(Exercise task):
Scan the data for "diagram" and copy the lines it appears in.

•••

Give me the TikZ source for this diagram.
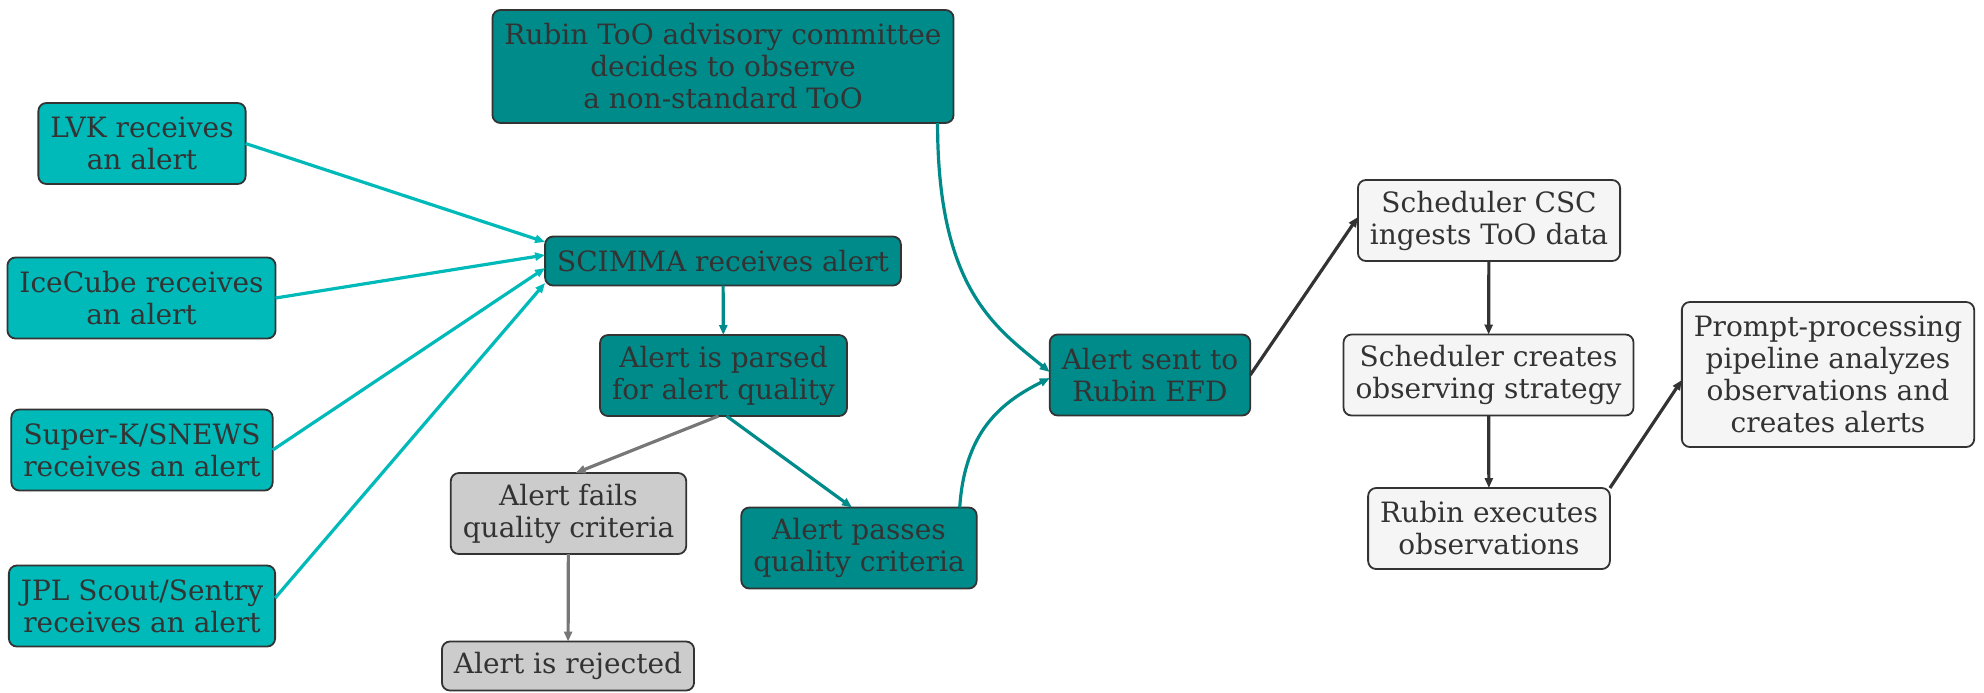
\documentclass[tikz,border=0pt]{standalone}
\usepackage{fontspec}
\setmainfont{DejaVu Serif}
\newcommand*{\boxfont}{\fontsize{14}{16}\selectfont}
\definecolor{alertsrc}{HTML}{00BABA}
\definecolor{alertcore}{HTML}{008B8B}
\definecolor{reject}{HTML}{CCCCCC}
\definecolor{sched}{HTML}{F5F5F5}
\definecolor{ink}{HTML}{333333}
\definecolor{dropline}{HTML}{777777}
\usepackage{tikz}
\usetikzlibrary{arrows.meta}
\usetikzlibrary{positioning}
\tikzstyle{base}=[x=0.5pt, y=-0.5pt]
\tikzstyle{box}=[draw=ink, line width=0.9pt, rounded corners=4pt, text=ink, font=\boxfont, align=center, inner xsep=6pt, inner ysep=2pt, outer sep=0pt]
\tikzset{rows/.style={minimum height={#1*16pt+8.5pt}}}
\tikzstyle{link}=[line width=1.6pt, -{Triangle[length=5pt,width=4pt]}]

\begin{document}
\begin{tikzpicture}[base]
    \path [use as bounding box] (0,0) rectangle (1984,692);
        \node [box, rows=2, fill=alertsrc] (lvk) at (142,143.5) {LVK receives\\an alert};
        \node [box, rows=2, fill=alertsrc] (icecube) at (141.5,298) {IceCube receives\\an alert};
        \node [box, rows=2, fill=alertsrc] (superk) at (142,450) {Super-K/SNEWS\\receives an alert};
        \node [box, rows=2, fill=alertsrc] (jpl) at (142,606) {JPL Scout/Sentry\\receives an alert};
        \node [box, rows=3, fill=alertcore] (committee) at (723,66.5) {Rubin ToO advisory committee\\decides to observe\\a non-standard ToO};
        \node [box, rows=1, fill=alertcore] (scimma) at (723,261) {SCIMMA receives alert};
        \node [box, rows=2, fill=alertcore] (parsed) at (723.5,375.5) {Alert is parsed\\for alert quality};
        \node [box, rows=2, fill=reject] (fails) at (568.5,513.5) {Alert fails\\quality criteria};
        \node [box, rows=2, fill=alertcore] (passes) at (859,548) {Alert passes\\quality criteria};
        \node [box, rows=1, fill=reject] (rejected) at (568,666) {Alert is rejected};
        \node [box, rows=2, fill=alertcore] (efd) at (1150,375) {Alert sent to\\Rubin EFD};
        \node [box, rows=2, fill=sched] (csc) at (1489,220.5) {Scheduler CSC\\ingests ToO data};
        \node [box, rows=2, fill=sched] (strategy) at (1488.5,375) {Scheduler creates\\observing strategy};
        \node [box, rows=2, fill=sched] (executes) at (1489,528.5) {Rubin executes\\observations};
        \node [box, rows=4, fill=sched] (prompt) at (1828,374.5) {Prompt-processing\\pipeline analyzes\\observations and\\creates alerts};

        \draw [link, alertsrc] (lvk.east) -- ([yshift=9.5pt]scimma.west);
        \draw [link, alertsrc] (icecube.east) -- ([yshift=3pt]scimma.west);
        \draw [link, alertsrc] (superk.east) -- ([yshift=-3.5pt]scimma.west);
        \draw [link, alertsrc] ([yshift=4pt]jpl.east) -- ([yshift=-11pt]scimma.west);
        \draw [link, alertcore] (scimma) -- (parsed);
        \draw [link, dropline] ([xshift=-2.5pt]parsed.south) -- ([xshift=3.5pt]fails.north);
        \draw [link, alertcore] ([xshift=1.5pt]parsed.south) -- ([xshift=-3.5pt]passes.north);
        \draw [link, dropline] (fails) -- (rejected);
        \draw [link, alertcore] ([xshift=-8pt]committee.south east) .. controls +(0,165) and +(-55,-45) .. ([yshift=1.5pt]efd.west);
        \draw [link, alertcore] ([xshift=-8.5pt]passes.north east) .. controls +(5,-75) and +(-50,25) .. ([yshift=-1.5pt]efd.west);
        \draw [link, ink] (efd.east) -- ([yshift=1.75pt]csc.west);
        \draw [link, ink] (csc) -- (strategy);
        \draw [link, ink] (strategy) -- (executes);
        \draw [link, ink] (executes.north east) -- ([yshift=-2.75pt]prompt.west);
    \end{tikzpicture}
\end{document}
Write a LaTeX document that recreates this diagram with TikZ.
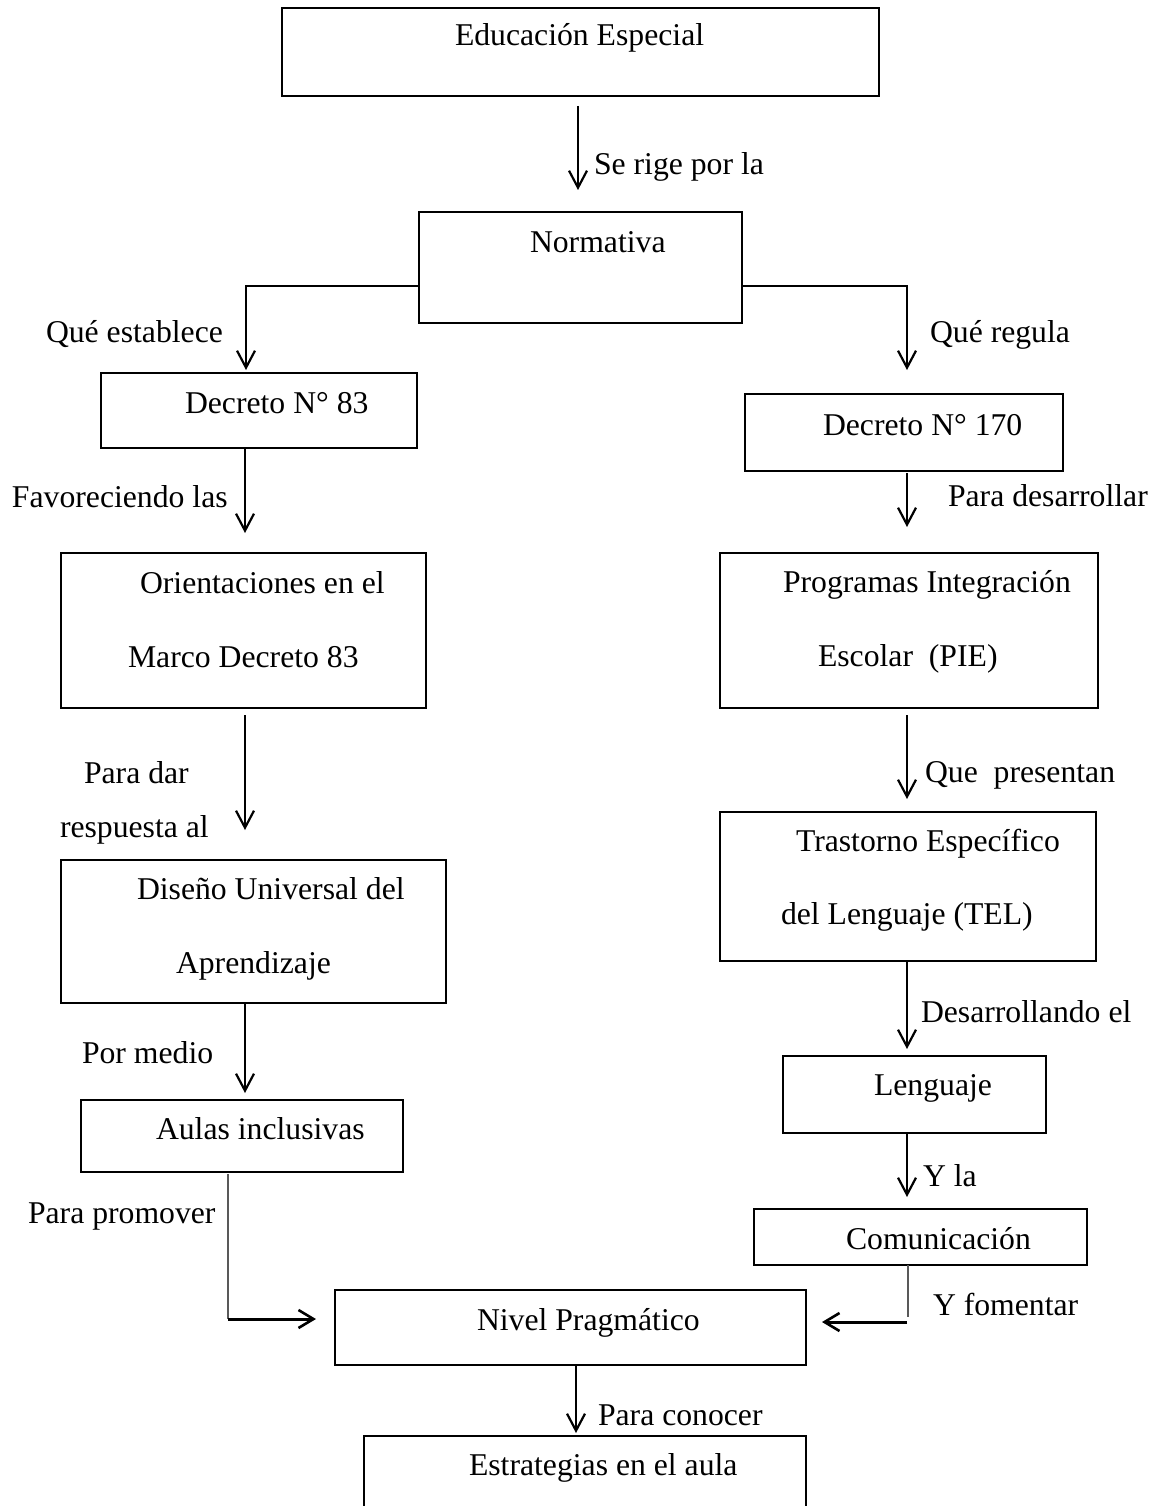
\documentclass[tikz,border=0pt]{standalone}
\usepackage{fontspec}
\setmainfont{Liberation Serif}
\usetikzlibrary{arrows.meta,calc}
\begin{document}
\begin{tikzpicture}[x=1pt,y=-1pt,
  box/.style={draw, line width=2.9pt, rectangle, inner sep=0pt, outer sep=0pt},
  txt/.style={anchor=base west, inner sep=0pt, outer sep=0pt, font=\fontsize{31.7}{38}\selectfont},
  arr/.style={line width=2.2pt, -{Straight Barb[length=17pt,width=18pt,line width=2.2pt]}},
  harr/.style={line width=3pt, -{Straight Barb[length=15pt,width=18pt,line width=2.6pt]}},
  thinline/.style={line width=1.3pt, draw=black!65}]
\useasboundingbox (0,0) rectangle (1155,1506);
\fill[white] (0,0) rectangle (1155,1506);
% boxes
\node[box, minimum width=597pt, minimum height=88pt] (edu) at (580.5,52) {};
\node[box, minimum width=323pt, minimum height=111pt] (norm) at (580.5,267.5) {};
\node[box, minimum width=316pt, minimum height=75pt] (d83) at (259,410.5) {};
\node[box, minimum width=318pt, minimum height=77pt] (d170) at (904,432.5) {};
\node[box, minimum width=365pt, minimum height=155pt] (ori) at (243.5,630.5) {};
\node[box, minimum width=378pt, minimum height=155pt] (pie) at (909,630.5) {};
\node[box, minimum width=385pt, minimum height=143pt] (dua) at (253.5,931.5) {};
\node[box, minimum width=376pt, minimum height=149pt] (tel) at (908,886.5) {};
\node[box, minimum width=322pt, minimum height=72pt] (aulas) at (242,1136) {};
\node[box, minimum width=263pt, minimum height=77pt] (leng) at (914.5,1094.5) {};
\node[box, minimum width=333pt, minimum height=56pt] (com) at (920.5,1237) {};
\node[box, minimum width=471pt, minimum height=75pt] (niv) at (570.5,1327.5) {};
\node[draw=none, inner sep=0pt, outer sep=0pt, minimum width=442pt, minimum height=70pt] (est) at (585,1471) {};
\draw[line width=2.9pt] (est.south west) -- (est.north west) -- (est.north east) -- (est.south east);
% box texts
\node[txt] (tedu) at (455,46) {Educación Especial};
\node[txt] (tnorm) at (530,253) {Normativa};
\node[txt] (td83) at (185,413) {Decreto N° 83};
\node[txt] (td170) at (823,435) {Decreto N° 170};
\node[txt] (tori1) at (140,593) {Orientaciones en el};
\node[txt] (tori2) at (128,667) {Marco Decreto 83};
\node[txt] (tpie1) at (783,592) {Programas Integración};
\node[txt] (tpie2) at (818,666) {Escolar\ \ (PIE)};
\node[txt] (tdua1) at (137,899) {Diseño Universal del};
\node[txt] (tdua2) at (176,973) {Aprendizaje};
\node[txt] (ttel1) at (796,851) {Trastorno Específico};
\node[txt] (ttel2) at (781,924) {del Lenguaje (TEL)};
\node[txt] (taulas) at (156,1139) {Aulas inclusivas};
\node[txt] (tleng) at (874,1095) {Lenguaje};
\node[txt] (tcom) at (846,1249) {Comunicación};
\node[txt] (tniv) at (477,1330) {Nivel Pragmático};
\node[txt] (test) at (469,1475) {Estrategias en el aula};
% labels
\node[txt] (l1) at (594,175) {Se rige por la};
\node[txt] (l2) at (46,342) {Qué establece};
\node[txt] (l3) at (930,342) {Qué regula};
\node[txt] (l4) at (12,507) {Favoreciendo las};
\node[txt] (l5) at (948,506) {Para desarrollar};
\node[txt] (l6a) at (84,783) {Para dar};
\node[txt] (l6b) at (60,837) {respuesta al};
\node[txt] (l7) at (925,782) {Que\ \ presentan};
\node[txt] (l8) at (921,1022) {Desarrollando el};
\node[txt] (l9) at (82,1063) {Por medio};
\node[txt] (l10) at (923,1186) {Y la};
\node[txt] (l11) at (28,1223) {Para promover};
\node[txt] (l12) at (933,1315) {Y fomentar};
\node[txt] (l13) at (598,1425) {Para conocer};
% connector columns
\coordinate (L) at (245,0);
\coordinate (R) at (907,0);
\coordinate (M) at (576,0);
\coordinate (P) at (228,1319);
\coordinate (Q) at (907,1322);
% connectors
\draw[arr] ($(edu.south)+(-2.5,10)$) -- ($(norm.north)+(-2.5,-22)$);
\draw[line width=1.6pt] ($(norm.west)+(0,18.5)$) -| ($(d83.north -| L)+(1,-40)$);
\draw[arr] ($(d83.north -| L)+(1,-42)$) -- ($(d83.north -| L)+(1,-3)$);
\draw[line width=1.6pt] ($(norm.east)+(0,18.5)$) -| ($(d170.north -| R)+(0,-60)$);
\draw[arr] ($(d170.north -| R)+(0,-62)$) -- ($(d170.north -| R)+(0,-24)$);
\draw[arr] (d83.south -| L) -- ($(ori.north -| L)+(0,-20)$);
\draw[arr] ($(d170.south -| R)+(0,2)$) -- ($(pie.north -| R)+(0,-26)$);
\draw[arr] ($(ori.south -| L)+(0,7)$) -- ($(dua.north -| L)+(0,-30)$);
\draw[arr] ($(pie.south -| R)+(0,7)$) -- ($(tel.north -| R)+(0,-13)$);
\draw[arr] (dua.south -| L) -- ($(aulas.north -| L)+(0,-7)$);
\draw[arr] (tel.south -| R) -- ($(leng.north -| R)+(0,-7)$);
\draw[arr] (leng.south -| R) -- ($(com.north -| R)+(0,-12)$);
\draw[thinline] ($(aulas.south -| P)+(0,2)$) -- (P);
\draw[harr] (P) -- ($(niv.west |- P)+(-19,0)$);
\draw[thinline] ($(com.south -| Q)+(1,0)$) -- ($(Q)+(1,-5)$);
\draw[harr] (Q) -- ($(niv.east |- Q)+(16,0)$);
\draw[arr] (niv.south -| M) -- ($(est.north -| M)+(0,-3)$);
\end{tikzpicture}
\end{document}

•••

(Output for this exercise):
Give me the TikZ source for this diagram.
Write a LaTeX document that recreates this diagram with TikZ.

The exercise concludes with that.